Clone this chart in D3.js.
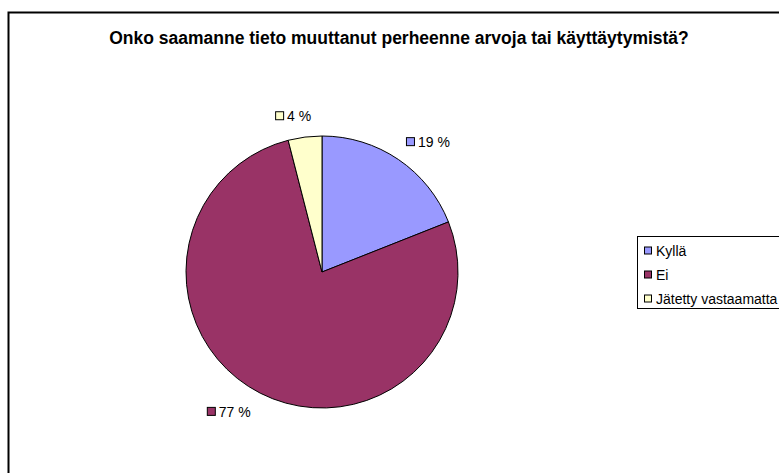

· · · · · · ·

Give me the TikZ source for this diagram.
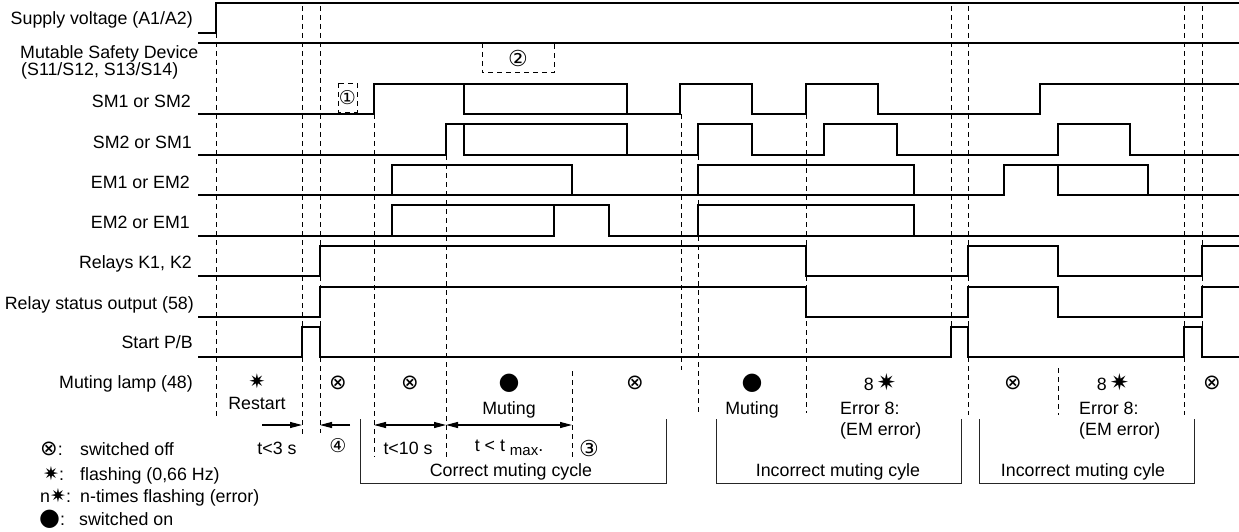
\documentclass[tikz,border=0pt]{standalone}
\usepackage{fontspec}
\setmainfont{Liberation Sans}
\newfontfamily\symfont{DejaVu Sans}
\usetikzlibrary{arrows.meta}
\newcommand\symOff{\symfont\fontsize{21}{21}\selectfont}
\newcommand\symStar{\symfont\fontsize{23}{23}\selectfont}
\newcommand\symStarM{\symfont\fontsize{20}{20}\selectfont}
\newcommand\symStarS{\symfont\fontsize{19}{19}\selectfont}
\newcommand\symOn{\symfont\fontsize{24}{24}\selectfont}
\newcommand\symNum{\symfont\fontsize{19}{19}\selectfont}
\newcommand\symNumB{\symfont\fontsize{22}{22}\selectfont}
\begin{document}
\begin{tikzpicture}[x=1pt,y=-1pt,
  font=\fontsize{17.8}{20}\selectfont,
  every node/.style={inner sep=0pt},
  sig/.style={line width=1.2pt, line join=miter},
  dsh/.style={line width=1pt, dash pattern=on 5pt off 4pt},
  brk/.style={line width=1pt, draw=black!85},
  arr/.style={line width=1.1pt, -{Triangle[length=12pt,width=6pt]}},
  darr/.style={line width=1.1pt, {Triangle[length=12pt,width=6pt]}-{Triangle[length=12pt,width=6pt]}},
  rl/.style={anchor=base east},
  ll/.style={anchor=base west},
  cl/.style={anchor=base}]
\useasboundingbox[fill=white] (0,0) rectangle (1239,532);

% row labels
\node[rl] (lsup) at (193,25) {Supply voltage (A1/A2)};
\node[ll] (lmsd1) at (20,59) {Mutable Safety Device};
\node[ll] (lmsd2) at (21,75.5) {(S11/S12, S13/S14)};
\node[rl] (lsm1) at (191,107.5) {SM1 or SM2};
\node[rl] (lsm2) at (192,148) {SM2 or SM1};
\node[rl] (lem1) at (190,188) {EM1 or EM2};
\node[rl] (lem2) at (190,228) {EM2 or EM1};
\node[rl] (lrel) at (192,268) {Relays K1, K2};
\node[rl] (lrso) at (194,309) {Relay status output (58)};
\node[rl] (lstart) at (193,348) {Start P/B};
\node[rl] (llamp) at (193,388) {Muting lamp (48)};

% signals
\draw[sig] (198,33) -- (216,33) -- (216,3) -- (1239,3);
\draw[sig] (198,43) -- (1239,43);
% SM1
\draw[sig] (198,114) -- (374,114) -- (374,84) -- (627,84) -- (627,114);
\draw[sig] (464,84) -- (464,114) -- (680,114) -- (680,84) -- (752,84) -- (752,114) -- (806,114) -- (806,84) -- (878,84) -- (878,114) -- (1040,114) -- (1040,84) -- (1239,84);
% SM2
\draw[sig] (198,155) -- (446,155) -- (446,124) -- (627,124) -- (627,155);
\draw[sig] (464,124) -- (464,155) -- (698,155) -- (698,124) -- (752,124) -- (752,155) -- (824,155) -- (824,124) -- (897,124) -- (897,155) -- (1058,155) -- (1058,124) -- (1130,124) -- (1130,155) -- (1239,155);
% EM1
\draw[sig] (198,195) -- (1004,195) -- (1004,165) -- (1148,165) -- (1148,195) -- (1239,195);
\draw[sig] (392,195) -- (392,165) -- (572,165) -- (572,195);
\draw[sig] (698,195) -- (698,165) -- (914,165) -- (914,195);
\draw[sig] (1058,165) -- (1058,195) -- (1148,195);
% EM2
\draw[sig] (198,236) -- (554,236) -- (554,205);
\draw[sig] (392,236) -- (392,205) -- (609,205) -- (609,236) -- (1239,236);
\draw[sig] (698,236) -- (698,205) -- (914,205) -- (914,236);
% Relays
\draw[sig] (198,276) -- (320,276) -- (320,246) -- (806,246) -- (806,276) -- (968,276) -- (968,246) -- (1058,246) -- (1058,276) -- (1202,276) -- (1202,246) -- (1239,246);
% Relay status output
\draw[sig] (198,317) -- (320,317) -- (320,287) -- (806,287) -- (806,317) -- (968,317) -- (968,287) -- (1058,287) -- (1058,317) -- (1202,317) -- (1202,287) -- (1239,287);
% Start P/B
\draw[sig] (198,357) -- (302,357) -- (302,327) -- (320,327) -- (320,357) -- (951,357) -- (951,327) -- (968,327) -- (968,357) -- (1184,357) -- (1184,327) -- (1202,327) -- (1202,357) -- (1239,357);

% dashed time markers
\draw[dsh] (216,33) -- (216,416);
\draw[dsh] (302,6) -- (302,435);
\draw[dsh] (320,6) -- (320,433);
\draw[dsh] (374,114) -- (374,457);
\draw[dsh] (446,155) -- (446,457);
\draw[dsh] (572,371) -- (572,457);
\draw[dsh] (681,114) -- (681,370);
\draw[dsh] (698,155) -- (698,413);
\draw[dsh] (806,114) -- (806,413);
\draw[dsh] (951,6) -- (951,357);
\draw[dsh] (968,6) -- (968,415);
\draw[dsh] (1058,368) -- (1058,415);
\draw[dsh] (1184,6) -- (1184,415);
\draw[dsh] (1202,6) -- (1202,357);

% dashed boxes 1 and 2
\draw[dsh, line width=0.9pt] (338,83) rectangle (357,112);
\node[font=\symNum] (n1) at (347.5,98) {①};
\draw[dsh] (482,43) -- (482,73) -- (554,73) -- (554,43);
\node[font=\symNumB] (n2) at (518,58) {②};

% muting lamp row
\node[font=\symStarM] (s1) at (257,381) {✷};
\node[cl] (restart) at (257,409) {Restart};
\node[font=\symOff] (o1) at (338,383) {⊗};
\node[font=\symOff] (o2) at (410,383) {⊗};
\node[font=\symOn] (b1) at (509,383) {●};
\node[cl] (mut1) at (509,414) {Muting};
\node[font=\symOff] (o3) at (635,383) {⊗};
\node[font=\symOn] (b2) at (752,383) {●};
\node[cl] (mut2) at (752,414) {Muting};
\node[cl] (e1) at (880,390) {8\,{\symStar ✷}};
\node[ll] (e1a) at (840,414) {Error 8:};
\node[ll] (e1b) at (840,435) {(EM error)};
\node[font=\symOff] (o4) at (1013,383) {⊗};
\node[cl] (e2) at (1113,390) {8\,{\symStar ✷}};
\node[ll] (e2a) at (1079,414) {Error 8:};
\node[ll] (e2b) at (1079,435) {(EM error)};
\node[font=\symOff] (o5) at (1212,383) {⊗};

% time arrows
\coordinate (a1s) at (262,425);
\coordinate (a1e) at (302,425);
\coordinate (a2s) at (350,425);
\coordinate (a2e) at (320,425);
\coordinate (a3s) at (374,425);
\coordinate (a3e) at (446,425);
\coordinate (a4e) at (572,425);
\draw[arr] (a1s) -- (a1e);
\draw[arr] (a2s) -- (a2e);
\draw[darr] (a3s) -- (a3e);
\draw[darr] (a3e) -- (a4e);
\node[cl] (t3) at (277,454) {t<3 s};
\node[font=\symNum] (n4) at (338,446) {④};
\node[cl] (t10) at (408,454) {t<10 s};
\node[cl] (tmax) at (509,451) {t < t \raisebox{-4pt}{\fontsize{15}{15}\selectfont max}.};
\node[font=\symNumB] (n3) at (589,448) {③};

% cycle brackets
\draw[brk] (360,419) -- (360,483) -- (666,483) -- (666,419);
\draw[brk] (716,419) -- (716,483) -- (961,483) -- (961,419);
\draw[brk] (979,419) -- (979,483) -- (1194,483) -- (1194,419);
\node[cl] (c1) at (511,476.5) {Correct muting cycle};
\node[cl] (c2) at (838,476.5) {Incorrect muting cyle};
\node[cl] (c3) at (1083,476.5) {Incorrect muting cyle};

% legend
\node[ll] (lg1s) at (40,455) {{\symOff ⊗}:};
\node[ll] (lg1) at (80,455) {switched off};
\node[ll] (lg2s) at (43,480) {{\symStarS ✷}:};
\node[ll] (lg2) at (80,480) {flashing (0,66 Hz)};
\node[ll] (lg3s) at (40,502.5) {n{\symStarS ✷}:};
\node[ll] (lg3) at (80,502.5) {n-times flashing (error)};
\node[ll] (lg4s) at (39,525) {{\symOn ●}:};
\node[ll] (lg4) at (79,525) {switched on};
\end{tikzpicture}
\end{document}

· · · · · · ·

▶ **WHAT TO WORK ON**
Give the number of lines in the data that contain "this", with no other words.

▶ **EXPECTED ANSWER**
2